A atuação de Rodrigo Maia na Câmara tem sido fonte de incômodos no governo. A leitura é que o chefe da Câmara está de olho na eleição presidencial de 2022 e seus movimentos visam desgastar o presidente Jair Bolsonaro. E, nessa disputa política, sobra também para a agenda econômica, que tem sido postergada.

Por outro lado, no Palácio do Planalto já parece cristalizada a ideia de que Lira é o candidato de Bolsonaro para a sucessão de Maia. Ele é visto também como o favorito a ocupar o posto a partir de fevereiro de 2021.

A continuidade do atual presidente da Câmara só ocorrerá por meio de uma manobra que pode beneficiar outro aliado do governo, o presidente do Senado, Davi Alcolumbre (DEM-AP).
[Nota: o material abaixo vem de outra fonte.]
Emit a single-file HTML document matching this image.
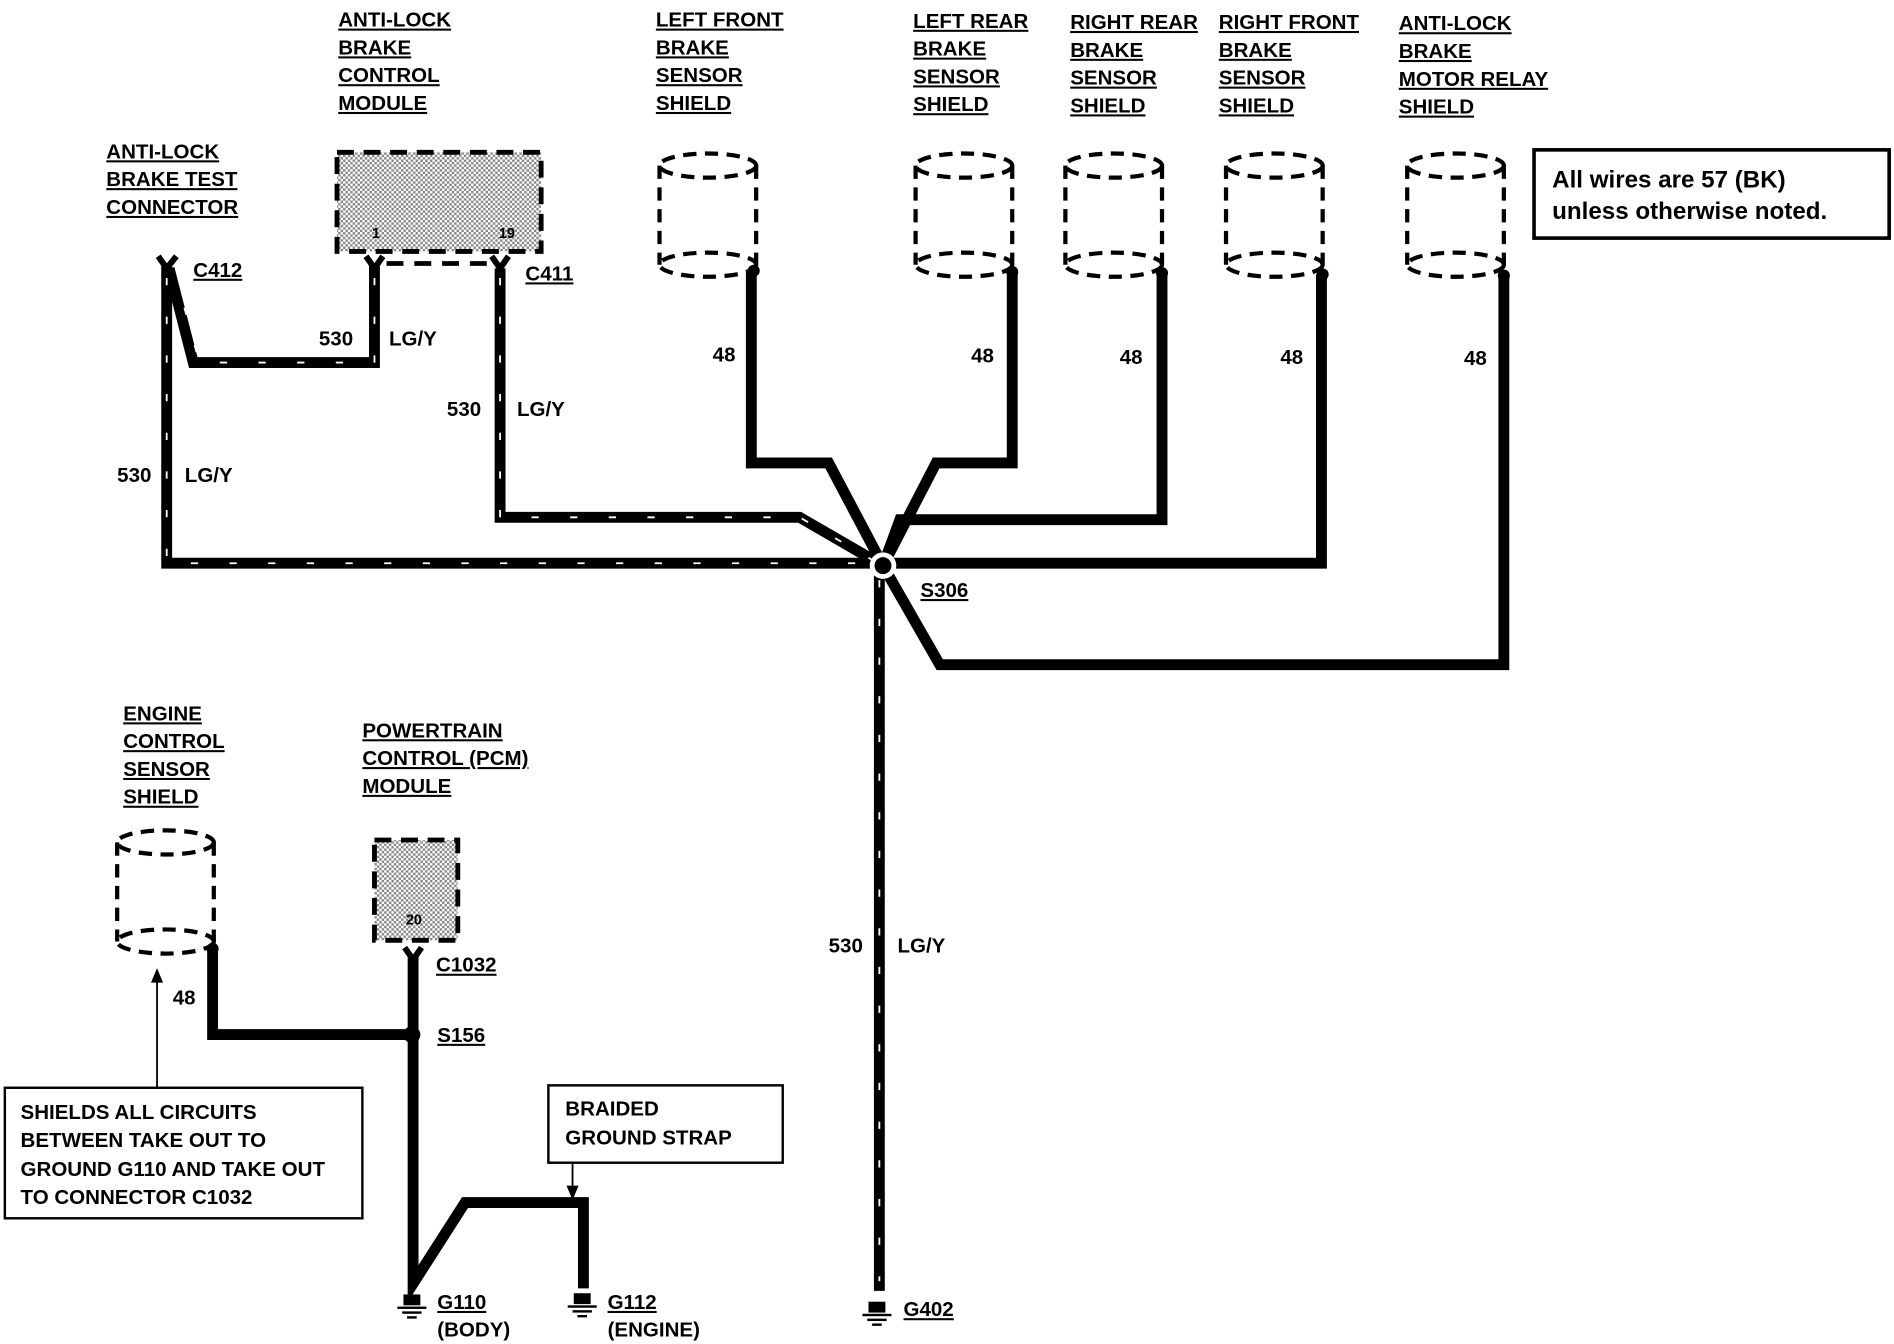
<!DOCTYPE html>
<html><head><meta charset="utf-8"><style>
html,body{margin:0;padding:0;background:#fff;}
svg{display:block}
text{font-family:"Liberation Sans",Arial,sans-serif;font-weight:bold;font-size:17px;fill:#000}
.u{text-decoration:underline}
</style></head><body>
<svg width="1894" height="1344" viewBox="0 0 1568 1112" preserveAspectRatio="none" xmlns="http://www.w3.org/2000/svg">
<defs>
<pattern id="st" width="4" height="4" patternUnits="userSpaceOnUse"><rect width="4" height="4" fill="#fff"/><rect width="2" height="2" fill="#888"/><rect x="2" y="2" width="2" height="2" fill="#888"/></pattern>
</defs>
<g stroke="#000" fill="none" stroke-width="9" stroke-linejoin="miter">
<!-- LG/Y wires -->
<path d="M138,220 V466 H731"/>
<path d="M140,222 L160,300 H310 V220"/>
<path d="M414,222 V428 H662 L731,468"/>
<path d="M728,468 V1068"/>
<!-- 48 wires -->
<path d="M622,225 V383 H686 L731,468"/>
<path d="M838,226 V383 H775 L731,468"/>
<path d="M962,226 V430 H745 L731,468"/>
<path d="M1094,227 V466 H731"/>
<path d="M1245,228 V550 H778 L731,468"/>
<path d="M176,785 V856 H341"/>
<path d="M342,792 V1062 L385,995 H483 V1066"/>
</g>
<!-- white dashes on LG/Y -->
<g stroke="#fff" fill="none" stroke-width="1.5" stroke-dasharray="6 26">
<path d="M138,230 V466 H725"/>
<path d="M310,230 V300 H165 L146,230"/>
<path d="M414,230 V428 H662 L725,465"/>
<path d="M728,480 V1060"/>
</g>
<!-- connector Ys -->
<g stroke="#000" stroke-width="5" fill="none">
<path d="M131,212 L138,222 L146,212"/>
<path d="M303,212 L310,222 L317,212"/>
<path d="M407,212 L414,222 L421,212"/>
<path d="M335,784 L342,794 L349,784"/>
</g>
<path d="M320,218 H408" stroke="#000" stroke-width="4" stroke-dasharray="14 9"/>
<!-- S306 -->
<circle cx="731" cy="468" r="11" fill="#fff"/>
<circle cx="731" cy="468" r="7" fill="#000"/>
<circle cx="341" cy="856" r="7" fill="#000"/>
<!-- module boxes -->
<rect x="279" y="126" width="169" height="82" fill="url(#st)" stroke="#000" stroke-width="4" stroke-dasharray="14 8"/>
<text x="308" y="197" style="font-size:12px">1</text><text x="413" y="197" style="font-size:12px">19</text>
<rect x="310" y="695" width="69" height="83" fill="url(#st)" stroke="#000" stroke-width="4" stroke-dasharray="14 8"/>
<text x="336" y="765" style="font-size:12px">20</text>
<!-- cylinders -->
<g stroke="#000" stroke-width="3.5" fill="none" stroke-dasharray="11 7">
<g id="cy"><ellipse cx="586" cy="137" rx="40" ry="10"/><ellipse cx="586" cy="219" rx="40" ry="10"/><path d="M546,137 V219 M626,137 V219"/></g>
<use href="#cy" x="212"/><use href="#cy" x="336"/><use href="#cy" x="469"/><use href="#cy" x="619"/>
<use href="#cy" x="-449" y="560"/>
</g>
<g fill="#000"><circle cx="624" cy="224" r="5"/><circle cx="838" cy="225" r="5"/><circle cx="962" cy="226" r="5"/><circle cx="1095" cy="227" r="5"/><circle cx="1245" cy="228" r="5"/><circle cx="176" cy="785" r="5"/></g>
<!-- grounds -->
<g fill="#000">
<g id="gd"><rect x="334" y="1071" width="14" height="9"/><rect x="329" y="1081" width="24" height="2"/><rect x="333" y="1085" width="16" height="2"/><rect x="337" y="1089" width="8" height="2"/></g>
<use href="#gd" x="141" y="-1"/><use href="#gd" x="385" y="6"/>
</g>
<!-- labels -->
<text class="u" x="280" y="22">ANTI-LOCK</text><text class="u" x="280" y="45">BRAKE</text><text class="u" x="280" y="68">CONTROL</text><text class="u" x="280" y="91">MODULE</text>
<text class="u" x="88" y="131">ANTI-LOCK</text><text class="u" x="88" y="154">BRAKE TEST</text><text class="u" x="88" y="177">CONNECTOR</text>
<text class="u" x="543" y="22">LEFT FRONT</text><text class="u" x="543" y="45">BRAKE</text><text class="u" x="543" y="68">SENSOR</text><text class="u" x="543" y="91">SHIELD</text>
<text class="u" x="756" y="23">LEFT REAR</text><text class="u" x="756" y="46">BRAKE</text><text class="u" x="756" y="69">SENSOR</text><text class="u" x="756" y="92">SHIELD</text>
<text class="u" x="886" y="24">RIGHT REAR</text><text class="u" x="886" y="47">BRAKE</text><text class="u" x="886" y="70">SENSOR</text><text class="u" x="886" y="93">SHIELD</text>
<text class="u" x="1009" y="24">RIGHT FRONT</text><text class="u" x="1009" y="47">BRAKE</text><text class="u" x="1009" y="70">SENSOR</text><text class="u" x="1009" y="93">SHIELD</text>
<text class="u" x="1158" y="25">ANTI-LOCK</text><text class="u" x="1158" y="48">BRAKE</text><text class="u" x="1158" y="71">MOTOR RELAY</text><text class="u" x="1158" y="94">SHIELD</text>
<text class="u" x="160" y="229">C412</text><text class="u" x="435" y="232">C411</text>
<text x="264" y="286">530</text><text x="322" y="286">LG/Y</text>
<text x="370" y="344">530</text><text x="428" y="344">LG/Y</text>
<text x="97" y="399">530</text><text x="153" y="399">LG/Y</text>
<text x="590" y="299">48</text><text x="804" y="300">48</text><text x="927" y="301">48</text><text x="1060" y="301">48</text><text x="1212" y="302">48</text>
<text class="u" x="762" y="494">S306</text>
<text x="686" y="788">530</text><text x="743" y="788">LG/Y</text>
<text class="u" x="102" y="596">ENGINE</text><text class="u" x="102" y="619">CONTROL</text><text class="u" x="102" y="642">SENSOR</text><text class="u" x="102" y="665">SHIELD</text>
<text class="u" x="300" y="610">POWERTRAIN</text><text class="u" x="300" y="633">CONTROL (PCM)</text><text class="u" x="300" y="656">MODULE</text>
<text class="u" x="361" y="804">C1032</text><text class="u" x="362" y="862">S156</text><text x="143" y="831">48</text>
<text class="u" x="362" y="1083">G110</text><text x="362" y="1106">(BODY)</text>
<text class="u" x="503" y="1083">G112</text><text x="503" y="1106">(ENGINE)</text>
<text class="u" x="748" y="1089">G402</text>
<!-- boxes -->
<rect x="1270" y="124" width="294" height="73" fill="none" stroke="#000" stroke-width="3"/>
<text x="1285" y="155" style="font-size:20px">All wires are 57 (BK)</text>
<text x="1285" y="181" style="font-size:20px">unless otherwise noted.</text>
<rect x="4" y="900" width="296" height="108" fill="none" stroke="#000" stroke-width="2"/>
<text x="17" y="926">SHIELDS ALL CIRCUITS</text><text x="17" y="949">BETWEEN TAKE OUT TO</text><text x="17" y="973">GROUND G110 AND TAKE OUT</text><text x="17" y="996">TO CONNECTOR C1032</text>
<path d="M130,900 V808" stroke="#000" stroke-width="1.5"/><path d="M125,813 L130,801 L135,813 Z" fill="#000"/>
<rect x="454" y="898" width="194" height="64" fill="none" stroke="#000" stroke-width="2"/>
<text x="468" y="923">BRAIDED</text><text x="468" y="947">GROUND STRAP</text>
<path d="M474,962 V984" stroke="#000" stroke-width="1.5"/><path d="M469,981 L474,993 L479,981 Z" fill="#000"/>
</svg>
</body></html>
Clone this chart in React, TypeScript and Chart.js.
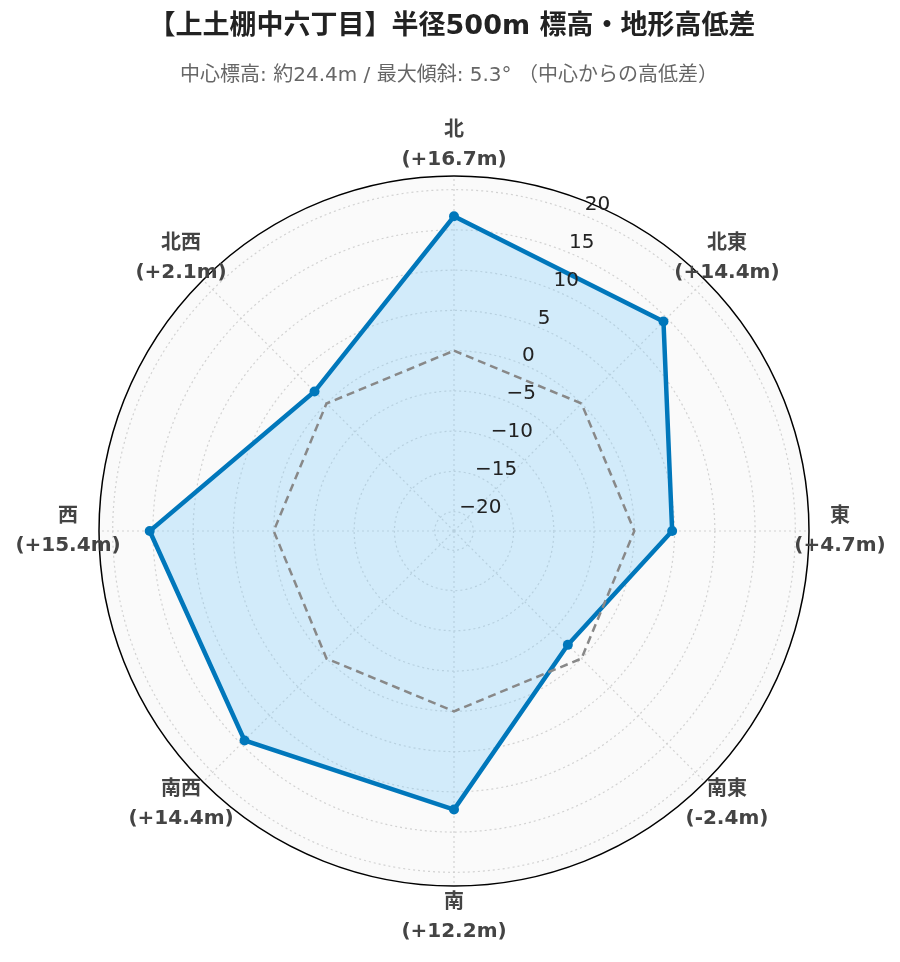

O Planalto vê com bons olhos a manutenção de Alcolumbre, mas receberia como um revés a reeleição de Maia ou a ascensão de algum apadrinhado dele.

Além do atraso da LDO, outros temas prioritários têm tido dificuldade para avançar. A equipe econômica, por exemplo, quer votar ainda neste ano a autonomia do Banco Central, recentemente aprovada no Senado. A visão é que, nesse ambiente de repique inflacionário, ainda que ele seja temporário, a votação da medida seria um bom sinal ao mercado e uma garantia extra de que o movimento inflacionário será passageiro.

Maia, porém, tem dito que o tema não é prioritário em sua agenda na presidência da Casa. O discurso dele é para votar temas como a PEC Emergencial (que ainda está no Senado) e a reforma tributária, embora no governo não se veja chance de isso ocorrer na legislatura do parlamentar fluminense.